To speed the process to carbon neutrality, Canada has decided that the best way to achieve a net-zero energy system by 2050 is to force power grids across the country – also provincial responsibilities under the Canadian constitution – to achieve carbon neutrality by 2035.
Reaching a carbon-neutral electricity system, Ottawa says, would deliver 342mn tonnes of cumulative greenhouse gas emission reductions between 2024 and 2050, and it’s prepared to offer up about C$30bn of incentives to achieve its goals, although reports are circulating that Ottawa would withhold those incentives from provinces that don’t get on board with its plan.
Ottawa says a net zero electricity system is achievable, largely because more than 80% of the country’s electricity comes from emission-free sources: hydro in Quebec, Newfoundland and Labrador, Manitoba, Yukon and BC; nuclear in Ontario and New Brunswick, along with limited wind, biomass, coal and oil. The rest of the country? Well, that’s what the government’s Clean
Electricity Regulations (CER) are designed to take care of.
“The draft regulations set a clear signal for transitioning toward a clean grid, while including flexibilities to avoid stranding large capital assets, and to enable electricity systems to continue to provide reliable, affordable power,” according to a government backgrounder released earlier this month. “One such flexibility allows for an ongoing, though limited, role for some fossil-fuel generation past 2035, to ensure it is used where it has the greatest value for maintaining affordability and reliability.”
In the Canadian lexicon, “fossil-fuel generation” largely means natural gas, which provides 60% of the generating capacity in Alberta and 37% of the power in Saskatchewan, second to coal’s 39% contribution to the energy mix.
It is these two provinces that will bear the brunt of the impact of the CER, and not surprisingly, both are pushing back against the proposed new rules, which they say impinge on the constitutionally-protected rights of provinces to control the development of their own energy systems.
“The draft federal 2035 net-zero power grid regulations are unconstitutional, irresponsible and do not align with Alberta’s emissions reduction and energy development plan that works towards a carbon-neutral power grid by 2050,” Alberta premier Danielle Smith said.
Saskatchewan premier Scott Moe said Ottawa’s new net zero power rules are unaffordable, unrealistic and unconstitutional.
“They will drive electricity rates through the roof and leave Saskatchewan with an unreliable power supply. Our government will not let the federal government do that to Saskatchewan people.”
The oil and gas industry is equally disturbed by the proposed new rules. Lisa Baiton, CEO of the Canadian Association of Petroleum Producers, which represents about 80% of Canada’s oil and gas production, said the new rules would have “significant implications” for the energy and electricity sectors.
“CAPP is concerned that the proposal, as currently drafted, will limit the ability to use natural gas as a back-up to renewable energy post-2035,” she said in a statement.

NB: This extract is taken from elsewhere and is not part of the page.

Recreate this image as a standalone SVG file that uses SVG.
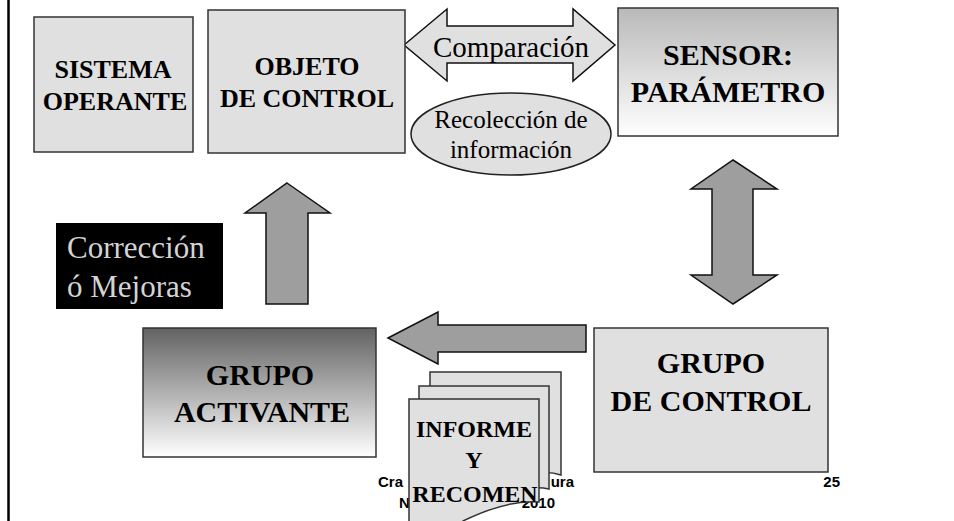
<svg xmlns="http://www.w3.org/2000/svg" width="954" height="521" viewBox="0 0 954 521">
<style>
.box{fill:#e0e0e0;stroke:#333;stroke-width:1.5}
.arrow{fill:#9e9e9e;stroke:#111;stroke-width:1.5;stroke-linejoin:miter}
.t{font-family:'Liberation Serif','DejaVu Serif',serif;font-weight:bold;fill:#000;text-anchor:middle}
.r{font-family:'Liberation Serif','DejaVu Serif',serif;fill:#000;text-anchor:middle}
.c{font-family:'Liberation Serif','DejaVu Serif',serif;fill:#d4d4d4;font-size:31px}
.f{font-family:'Liberation Sans',Arial,sans-serif;font-weight:bold;font-size:15px;fill:#000}
</style>
<defs>
<linearGradient id="gSensor" x1="0" y1="0" x2="0" y2="1">
<stop offset="0" stop-color="#b9b9b9"/>
<stop offset="1" stop-color="#ffffff"/>
</linearGradient>
<linearGradient id="gAct" x1="0" y1="0" x2="0" y2="1">
<stop offset="0" stop-color="#626262"/>
<stop offset="1" stop-color="#ffffff"/>
</linearGradient>
</defs>
<rect width="954" height="521" fill="#ffffff"/>
<line x1="8.5" y1="0" x2="8.5" y2="521" stroke="#000" stroke-width="2.5"/>

<g id="footer">
<text class="f" x="378" y="487">Cra</text>
<text class="f" x="574" y="487" text-anchor="end">ura</text>
<text class="f" x="399" y="508">N</text>
<text class="f" x="555" y="508" text-anchor="end">2010</text>
<text class="f" x="840" y="487" text-anchor="end">25</text>
</g>

<g id="connectors">
<polygon class="arrow" style="fill:#e0e0e0" points="404,45 447,9 447,26 573,26 573,9 615,45 573,81 573,63 447,63 447,81"/>
<text class="r" x="511" y="57" font-size="29">Comparación</text>
<polygon class="arrow" points="287,183 330,213 308,213 308,304 266,304 266,213 245,213"/>
<polygon class="arrow" points="733,160 777,189 753,189 753,275 777,275 733,304 691,275 712,275 712,189 691,189"/>
<polygon class="arrow" points="388,338 438,312 438,325 586,325 586,352 438,352 438,364"/>
</g>

<g id="sistema-operante">
<rect class="box" x="34" y="17" width="159" height="135"/>
<text class="t" x="113" y="78" font-size="26">SISTEMA</text>
<text class="t" x="115" y="110" font-size="26">OPERANTE</text>
</g>

<g id="objeto-control">
<rect class="box" x="208" y="10" width="197" height="143"/>
<text class="t" x="307" y="75" font-size="26">OBJETO</text>
<text class="t" x="307" y="107" font-size="26">DE CONTROL</text>
</g>

<g id="recoleccion">
<ellipse cx="511" cy="134" rx="100" ry="41" fill="#e0e0e0" stroke="#222" stroke-width="1.5"/>
<text class="r" x="511" y="128" font-size="25">Recolección de</text>
<text class="r" x="511" y="158" font-size="25">información</text>
</g>

<g id="sensor">
<rect x="618" y="8" width="220" height="128" fill="url(#gSensor)" stroke="#333" stroke-width="1.5"/>
<text class="t" x="728" y="65" font-size="30">SENSOR:</text>
<text class="t" x="728" y="102" font-size="30">PARÁMETRO</text>
</g>

<g id="correccion">
<rect x="56" y="223" width="167" height="86" fill="#000"/>
<text class="c" x="67" y="258">Corrección</text>
<text class="c" x="67" y="297">ó Mejoras</text>
</g>

<g id="grupo-activante">
<rect x="143" y="328" width="233" height="129" fill="url(#gAct)" stroke="#333" stroke-width="1.5"/>
<text class="t" x="260" y="385" font-size="30">GRUPO</text>
<text class="t" x="262" y="422" font-size="30">ACTIVANTE</text>
</g>

<g id="grupo-control">
<rect class="box" x="594" y="328" width="234" height="144"/>
<text class="t" x="711" y="373" font-size="30">GRUPO</text>
<text class="t" x="711" y="411" font-size="30">DE CONTROL</text>
</g>

<g id="informe">
<path class="box" d="M430,372 H561 V475 C545,470 530,474 520,480 H430 Z"/>
<path class="box" d="M419,386 H549 V489 C532,485 518,490 505,497 H419 Z"/>
<path class="box" d="M409,399 H539 V502 C515,500 490,508 463,521 L460,530 H409 Z"/>
<text class="t" x="474" y="437" font-size="24">INFORME</text>
<text class="t" x="474" y="468" font-size="24">Y</text>
<text class="t" x="475" y="502" font-size="24">RECOMEN</text>
</g>
</svg>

Cap on emissions intensity
Fossil fuel power plants generating more than 25 MW, the proposed regulations say, would have to meet a carbon intensity cap of 30 tonnes of CO2/GWh of electricity produced. Assuming a 95% capture rate, a newer gas plant emitting 375-400 tonnes of CO2/GWh could meet the threshold; an older plant emitting 500 tonnes or more would have little chance.
“For baseload power generation, a combined cycle natural gas turbine with CCS should be able to achieve the CER requirements, although operational issues such as maintenance and unplanned outages are always a factor that can affect overall CO2 capture rates,” says James Millar, CEO of the International CCS Knowledge Centre.
For Saskatchewan, the proposed new regulations, Crown utility SaskPower says, would require the effective rebuilding of the province’s power system – developed over more than a century – in less than 15 years.
And in Alberta, Smith said, the regulations would make investments in new natural gas generation virtually impossible, “endanger the reliability of Alberta’s power grid and cause massive increases in Albertans’ power bills.”
Alberta’s own plan is to achieve a carbon-neutral power system by 2050 through the addition of an appropriate amount of high-efficiency natural gas base load, abated using CCS technology, and strategic deployment of small modular reactors, hydrogen generation and a sustainable amount of wind, solar and other renewables to drive down electricity costs, Smith said.
“Alberta will chart its own path to ensuring we have additional reliable and affordable electricity brought onto our power grid that is available 24 hours a day, 365 days a year.”